None of those are players are guaranteed successes, however. Parsons health is a major concern when you consider the possibility of him guarding explosive players like LeBron, Durant or even a player like Tobias Harris. (And it's not going to work at all while CP is angering "the basketball gods'' with his first-half/second-half trickery.) Matthews seems a step slower compared to his elite defense of past years and it’s hard to tell if that’s conditioning or injury recovery. Pachulia might currently be Dallas’ best defender and he was lit up by Al Jefferson on Thursday night to the tune of 31 points off 15-18 shooting. 

But the biggest red flag is Dirk Nowitzki. Dirk can still shoot like he’s 25. He still has the offensive (and even defensive) instincts that have made him great, but when it comes to staying in front of a driving player, he looks even older than his 37 years. In consecutive games, Blake Griffin (26 points, 10 rebounds in just 27 minutes), Julius Randle (22 points, 15 rebounds, 4 assists), and Luis Scola (19 points, 12 rebounds) torched Nowitzki with total confidence. Now, sure, Griffin has put up similar numbers every game this season, and maybe Scola benefited from some tough shots and lucky foul calls, but Randle attacked Nowitzki like he was an immobile obstacle. 


Dirk is not a total train wreck on defense. Stretch-4's typically get open for a lot of three-pointers against most defenses, but Nowitzki is smart enough to be aware of where they are on the floor. Before Tuesday’s game against the Raptors, former Mavs assistant and current Toronto head coach Dwane Casey said he used to laugh when players would forget how long Nowitzki is because he really knows how to use his length on defense. So even when a stronger player posts him up, he’ll make the shot difficult just by being tall enough to reduce the potential angles of a shot. 

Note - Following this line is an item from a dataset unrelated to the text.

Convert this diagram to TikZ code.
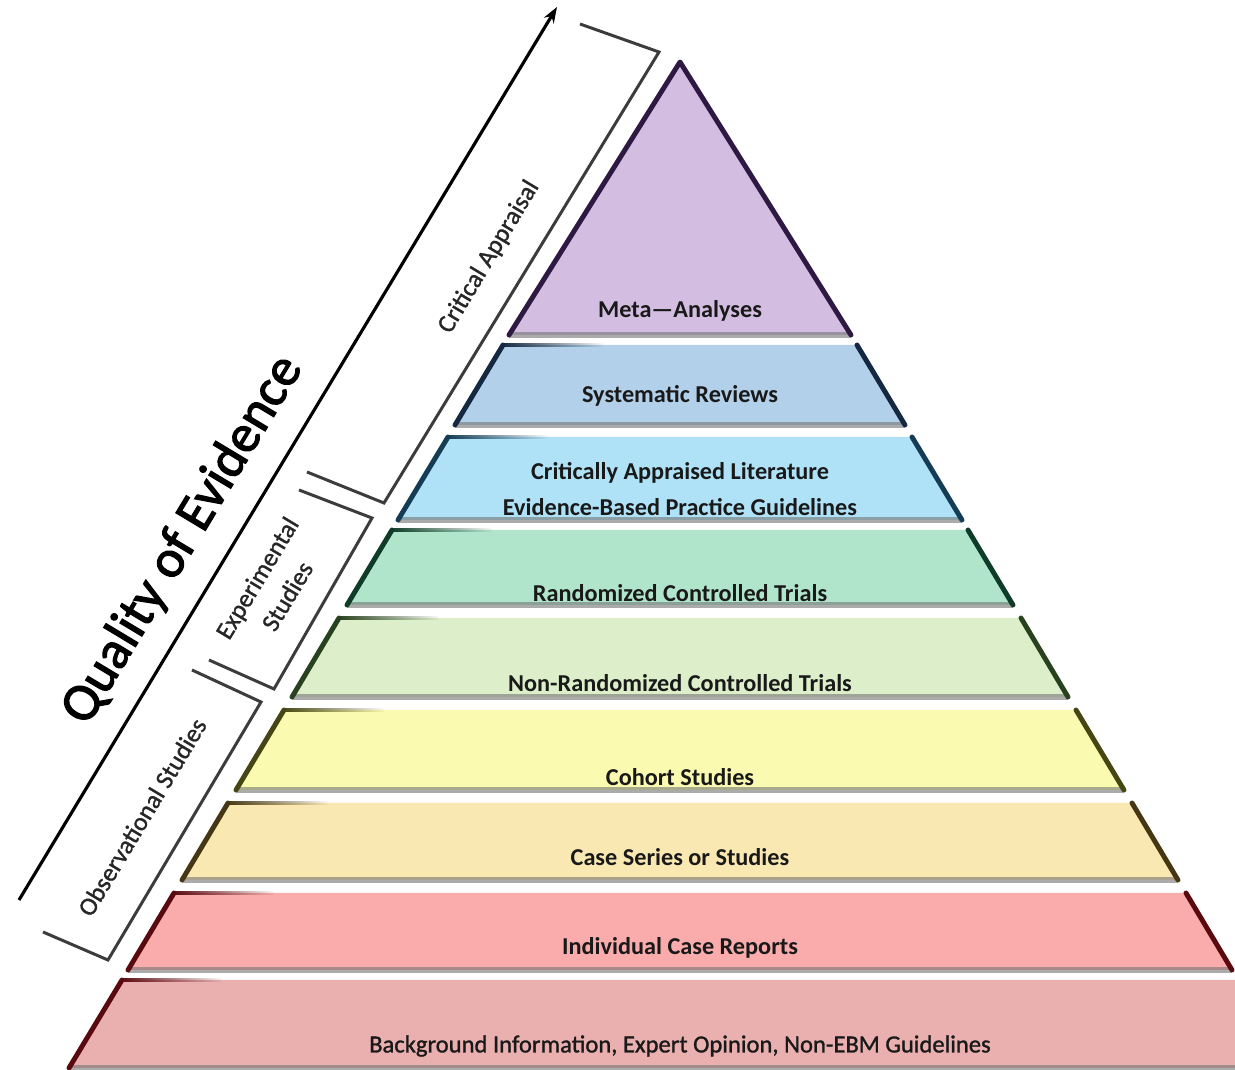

But players like Griffin and Randle—players who can face the basket and attack off the dribble—are an absolute nightmare for Nowitzki. His length is completely negated when he has to come up to guard someone who can drive right past him with ease. 

Thursday night in Hornets-Mavs (see Donuts here) even Marvin Williams was made to look like an elite athlete driving on Dirk. On two particular possessions, Williams went by him like Dirk was a traffic cone. He outplayed Nowitzki and finished with 17 points off 6-11 shooting to go along with 12 rebounds. 

(Obviously, all these guys' stats aren't coming against Dirk alone.  Look at Griffin's work against Dallas in Game 2 of the season and you see him dominating Powell and Charlie V and everyone else, too. ...)

Driving straight at Nowitzki is the key to continued success against the Mavericks, which means Dallas can never get away with switching on pick-and-rolls that involve Nowitzki. Leaving Dirk on an island with a driving point guard like Ty Lawson, Goran Dragic or Russell Westbrook is a quick way to give up two points. 

Carlisle addressed this sort of thing at training camp, saying, “When you have a leak in the roof, you’ve got to figure out if there’s a bunch of little things contributing to it or if it’s one big thing. Right now, we’ve got a lot of little things that we need to get patched up, and that’s what we’ve looked at.''

                              

Pachulia as a "patch''? Maybe, though he will have his hands full guarding his own man and positioning himself for rebounding against people like tonight's featured foe, Anthony Davis. Nowitzki as a "leak''? That's harsh, but he is as much of a defensive liability as he’s ever been, and unfortunately, there’s no reason for foes to stop driving on Dirk this season because there are too few patches to protect him.